**WHAT TO DO:** Starting at the first line of the listing below, retype each line up to and including the one that contains "hours = [i / 6 for i in range(141)]". Leave pictures out.
■ ■ ■ ■ ■ ■ ■
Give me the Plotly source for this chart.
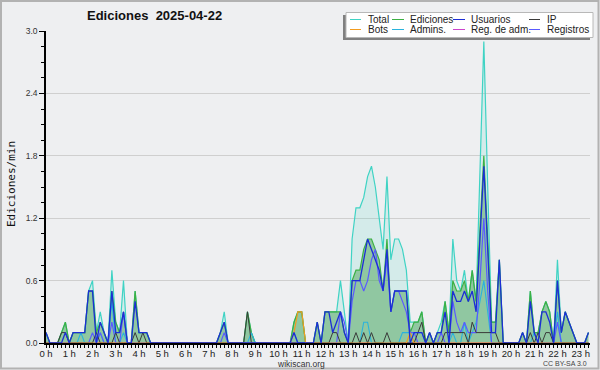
import plotly.graph_objects as go

# 10-minute bins, value = actions per minute
hours = [i / 6 for i in range(141)]

total = [
    .1, 0, 0, 0, .1, .2, 0, .1, .1, .1, .1, .5,
    .6, .1, .3, .1, 0, .7, .2, .1, .6, 0, 0, .5,
    .1, .1, .1, 0, 0, 0, 0, 0, 0, 0, 0, 0,
    0, 0, 0, 0, 0, 0, 0, 0, 0, .1, .3, 0,
    0, 0, 0, 0, .3, .1, 0, 0, 0, 0, 0, 0,
    0, 0, 0, 0, .2, .3, .3, 0, 0, 0, .2, 0,
    .3, .3, .3, .3, .6, .3, 0, 1.0, 1.3, 1.3, 1.4, 1.6,
    1.7, 1.5, 1.2, .9, 1.6, .8, 1.0, 1.0, .9, .7, .2, .2,
    .2, .3, 0, .1, 0, .1, .2, .4, .1, 1.0, .6, .5,
    .7, .4, .7, .4, 1.6, 2.9, 1.5, .2, .2, .8, 0, 0,
    0, 0, 0, .1, 0, .5, .1, .1, .3, .4, .3, 0,
    .8, .1, .3, .2, .1, 0, 0, 0, .1]

ediciones = [
    .1, 0, 0, 0, .1, .2, 0, .1, .1, .1, .1, .5,
    .5, .1, .2, .1, 0, .5, .2, .1, .3, 0, 0, .5,
    .1, .1, .1, 0, 0, 0, 0, 0, 0, 0, 0, 0,
    0, 0, 0, 0, 0, 0, 0, 0, 0, .1, .2, 0,
    0, 0, 0, 0, .3, .1, 0, 0, 0, 0, 0, 0,
    0, 0, 0, 0, .2, .3, .3, 0, 0, 0, .2, 0,
    .3, .3, .3, .3, .3, .1, 0, .6, .7, .7, .9, 1.0,
    1.0, .9, .8, .5, 1.0, .3, .5, .5, .5, .5, .1, .2,
    .2, .3, 0, .1, 0, .1, .1, .4, .1, .6, .5, .5,
    .6, .4, .7, .4, 1.1, 1.8, 1.0, .2, .2, .8, 0, 0,
    0, 0, 0, .1, 0, .5, .1, .1, .3, .4, .3, 0,
    .6, .1, .3, .2, .1, 0, 0, 0, .1]

usuarios = [
    .1, 0, 0, 0, 0, .1, 0, .1, .1, .1, .1, .5,
    .5, 0, .2, .1, 0, .5, .1, .1, .3, 0, 0, .4,
    .1, .1, .1, 0, 0, 0, 0, 0, 0, 0, 0, 0,
    0, 0, 0, 0, 0, 0, 0, 0, 0, .1, .2, 0,
    0, 0, 0, 0, 0, 0, 0, 0, 0, 0, 0, 0,
    0, 0, 0, 0, .1, 0, 0, 0, 0, 0, .2, 0,
    .3, .3, .1, .2, .3, .1, 0, .6, .6, .6, .8, 1.0,
    .9, .8, .7, .5, .9, .3, .5, .5, .5, .5, 0, .1,
    .1, .1, 0, .1, 0, .1, .1, .3, 0, .5, .4, .4,
    .5, .4, .5, .3, 1.0, 1.7, .9, .1, .1, .8, 0, 0,
    0, 0, 0, .1, 0, .4, .1, 0, .3, .3, .2, 0,
    .6, .1, .3, .2, .1, 0, 0, 0, .1]

ip = [
    0, 0, 0, 0, .1, .1, 0, 0, 0, 0, 0, 0,
    0, .1, 0, 0, 0, 0, .1, 0, 0, 0, 0, .1,
    0, .1, 0, 0, 0, 0, 0, 0, 0, 0, 0, 0,
    0, 0, 0, 0, 0, 0, 0, 0, 0, 0, 0, 0,
    0, 0, 0, 0, .3, 0, 0, 0, 0, 0, 0, 0,
    0, 0, 0, 0, 0, 0, 0, 0, 0, 0, 0, 0,
    0, 0, .1, .1, 0, 0, 0, 0, .1, 0, .1, 0,
    .1, 0, 0, 0, .1, 0, 0, 0, 0, 0, 0, 0,
    .1, .2, 0, 0, 0, 0, 0, .1, .1, .1, .1, .1,
    .1, 0, .2, .1, .1, .1, .1, .1, .1, 0, 0, 0,
    0, 0, 0, 0, 0, .1, 0, .1, 0, .1, .1, 0,
    0, 0, 0, 0, 0, 0, 0, 0, 0]

bots = [
    0, 0, 0, 0, 0, 0, 0, 0, 0, 0, 0, 0,
    0, 0, 0, 0, 0, 0, 0, 0, 0, 0, 0, 0,
    0, 0, 0, 0, 0, 0, 0, 0, 0, 0, 0, 0,
    0, 0, 0, 0, 0, 0, 0, 0, 0, 0, 0, 0,
    0, 0, 0, 0, 0, 0, 0, 0, 0, 0, 0, 0,
    0, 0, 0, 0, .1, .3, .3, 0, 0, 0, 0, 0,
    0, 0, 0, 0, 0, 0, 0, 0, 0, 0, 0, 0,
    0, 0, 0, 0, 0, 0, 0, 0, 0, 0, .1, 0,
    0, 0, 0, 0, 0, 0, 0, 0, 0, 0, 0, 0,
    0, 0, 0, 0, 0, 0, 0, 0, 0, 0, 0, 0,
    0, 0, 0, 0, 0, 0, 0, 0, 0, 0, 0, 0,
    0, 0, 0, 0, 0, 0, 0, 0, 0]

admins = [
    0, 0, 0, 0, 0, 0, 0, 0, 0, .1, 0, 0,
    0, 0, .1, 0, 0, .4, 0, 0, .1, 0, 0, 0,
    0, 0, 0, 0, 0, 0, 0, 0, 0, 0, 0, 0,
    0, 0, 0, 0, 0, 0, 0, 0, 0, 0, 0, 0,
    0, 0, 0, 0, 0, .1, 0, 0, 0, 0, 0, 0,
    0, 0, 0, 0, .1, 0, 0, 0, 0, 0, 0, 0,
    0, 0, 0, 0, 0, 0, 0, 0, 0, 0, .2, .2,
    0, 0, 0, 0, 0, 0, 0, 0, .1, .1, .1, .1,
    .1, .1, 0, 0, 0, 0, 0, 0, 0, .1, 0, 0,
    .2, 0, .1, .2, .4, .6, .3, 0, 0, 0, 0, 0,
    0, 0, 0, 0, 0, 0, .1, 0, 0, 0, 0, 0,
    .3, 0, 0, 0, 0, 0, 0, 0, 0]

reg_adm = [0] * 141

registros = [
    0, 0, 0, 0, 0, 0, 0, 0, 0, 0, 0, 0,
    .1, 0, .1, 0, 0, .2, 0, 0, .3, 0, 0, 0,
    0, 0, 0, 0, 0, 0, 0, 0, 0, 0, 0, 0,
    0, 0, 0, 0, 0, 0, 0, 0, 0, 0, .1, 0,
    0, 0, 0, 0, 0, 0, 0, 0, 0, 0, 0, 0,
    0, 0, 0, 0, 0, 0, 0, 0, 0, 0, 0, 0,
    0, 0, 0, 0, .3, .2, 0, .4, .6, .6, .5, .6,
    .8, .9, .6, .5, .8, .3, .5, .5, .4, .3, .1, .1,
    0, 0, 0, 0, 0, 0, .1, 0, 0, .4, .2, .1,
    .2, .1, .1, .1, .6, 1.2, .5, 0, 0, 0, 0, 0,
    0, 0, 0, 0, 0, 0, 0, 0, 0, 0, 0, 0,
    .2, 0, 0, 0, 0, 0, 0, 0, 0]

legend_names = ["Total", "Ediciones", "Usuarios", "IP",
                "Bots", "Admins.", "Reg. de adm.", "Registros"]
hour_labels = [f"{h} h" for h in range(24)]
y_ticks = [0, 0.6, 1.2, 1.8, 2.4, 3.0]

C_TOTAL = "#3fd3c4"
C_ED = "#3cb043"
C_USU = "#1c2ed6"
C_IP = "#3a3a3a"
C_BOTS = "#f39c1f"
C_ADM = "#2ab3dd"
C_REGADM = "#cc44cc"
C_REG = "#5a5aff"
colors = [C_TOTAL, C_ED, C_USU, C_IP, C_BOTS, C_ADM, C_REGADM, C_REG]

BG = "#eeeff1"
W, H = 600, 370
L, R, T, B = 46, 10, 31, 27
PW, PH = W - L - R, H - T - B

fig = go.Figure()
fig.add_trace(go.Scatter(x=hours, y=total, name="Total", mode="lines",
                         line=dict(color=C_TOTAL, width=1.2),
                         fill="tozeroy", fillcolor="rgba(64,214,196,0.15)"))
fig.add_trace(go.Scatter(x=hours, y=ediciones, name="Ediciones", mode="lines",
                         line=dict(color=C_ED, width=1.2),
                         fill="tozeroy", fillcolor="rgba(50,150,60,0.42)"))
fig.add_trace(go.Scatter(x=hours, y=reg_adm, name="Reg. de adm.", mode="lines",
                         line=dict(color=C_REGADM, width=1)))
fig.add_trace(go.Scatter(x=hours, y=admins, name="Admins.", mode="lines",
                         line=dict(color=C_ADM, width=1.1)))
fig.add_trace(go.Scatter(x=hours, y=registros, name="Registros", mode="lines",
                         line=dict(color=C_REG, width=1.2)))
fig.add_trace(go.Scatter(x=hours, y=ip, name="IP", mode="lines",
                         line=dict(color=C_IP, width=1)))
fig.add_trace(go.Scatter(x=hours, y=bots, name="Bots", mode="lines",
                         line=dict(color=C_BOTS, width=1.2)))
fig.add_trace(go.Scatter(x=hours, y=usuarios, name="Usuarios", mode="lines",
                         line=dict(color=C_USU, width=1.3)))


def px(X):
    return (X - L) / PW


def py(Y):
    return (H - B - Y) / PH


shapes = []
annotations = []

# outer frame
shapes.append(dict(type="rect", xref="paper", yref="paper",
                   x0=px(1), x1=px(598.5), y0=py(368.5), y1=py(1),
                   line=dict(color="#b2b2b2", width=2), layer="below"))

# legend: shadow, box, samples, labels
shapes.append(dict(type="rect", xref="paper", yref="paper",
                   x0=px(343), x1=px(590), y0=py(40), y1=py(15),
                   line=dict(width=0), fillcolor="#808080"))
shapes.append(dict(type="rect", xref="paper", yref="paper",
                   x0=px(346), x1=px(593), y0=py(37.5), y1=py(12.5),
                   line=dict(color="#b8b8b8", width=1), fillcolor="white"))
col_line = [(350, 361), (392, 404), (453, 465), (529, 540)]
col_text = [366, 408, 469, 545]
row_y = [19.5, 29.5]
for k, name in enumerate(legend_names):
    r, c = divmod(k, 4)
    shapes.append(dict(type="line", xref="paper", yref="paper",
                       x0=px(col_line[c][0]), x1=px(col_line[c][1]),
                       y0=py(row_y[r]), y1=py(row_y[r]),
                       line=dict(color=colors[k], width=1)))
    annotations.append(dict(text=name, xref="paper", yref="paper",
                            x=px(col_text[c]), y=py(row_y[r]),
                            xanchor="left", yanchor="middle", showarrow=False,
                            font=dict(family="Liberation Sans", size=10, color="#222")))

# title
annotations.append(dict(text="<b>Ediciones  2025-04-22</b>", xref="paper", yref="paper",
                        x=px(154), y=py(16), xanchor="center", yanchor="middle",
                        showarrow=False,
                        font=dict(family="Liberation Sans", size=13, color="#111")))
# y axis title
annotations.append(dict(text="Ediciones/min", xref="paper", yref="paper",
                        x=px(11), y=py(184), xanchor="center", yanchor="middle",
                        textangle=-90, showarrow=False,
                        font=dict(family="DejaVu Sans Mono", size=11, color="#111")))
# footer
annotations.append(dict(text="wikiscan.org", xref="paper", yref="paper",
                        x=px(300.5), y=py(363.5), xanchor="center", yanchor="middle",
                        showarrow=False,
                        font=dict(family="Liberation Sans", size=8.5, color="#333")))
annotations.append(dict(text="CC BY-SA 3.0", xref="paper", yref="paper",
                        x=px(589), y=py(363), xanchor="right", yanchor="middle",
                        showarrow=False,
                        font=dict(family="Liberation Sans", size=7, color="#444")))

fig.update_layout(
    width=W, height=H,
    margin=dict(l=L, r=R, t=T, b=B, pad=0),
    paper_bgcolor=BG, plot_bgcolor=BG,
    showlegend=False,
    shapes=shapes, annotations=annotations,
    xaxis=dict(range=[0, 23.4], tickvals=list(range(24)), ticktext=hour_labels,
               ticks="outside", ticklen=3, tickcolor="#000", tickwidth=1,
               ticklabelstandoff=-2,
               minor=dict(dtick=1 / 6, tick0=0, ticks="outside", ticklen=3,
                          tickcolor="#000", tickwidth=1),
               showgrid=False, zeroline=False, showline=True,
               linecolor="#000", linewidth=1.5,
               tickfont=dict(family="Liberation Sans", size=9.5, color="#222")),
    yaxis=dict(range=[0, 3.0], tickvals=y_ticks, tickformat=".1f",
               ticks="outside", ticklen=5, tickcolor="#000", tickwidth=1,
               minor=dict(dtick=0.15, tick0=0, ticks="outside", ticklen=3,
                          tickcolor="#000", tickwidth=1, showgrid=False),
               showgrid=True, gridcolor="#cfcfcf", gridwidth=1,
               zeroline=False, showline=True, linecolor="#000", linewidth=1.5,
               tickfont=dict(family="Liberation Sans", size=8.5, color="#333")),
)

fig.write_html("out.html",
               config={"displayModeBar": False},
               post_script="document.body.style.margin='0px';"
                           "document.body.style.overflow='hidden';")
■ ■ ■ ■ ■ ■ ■
**EXPECTED ANSWER:**
Give me the Plotly source for this chart.
import plotly.graph_objects as go

# 10-minute bins, value = actions per minute
hours = [i / 6 for i in range(141)]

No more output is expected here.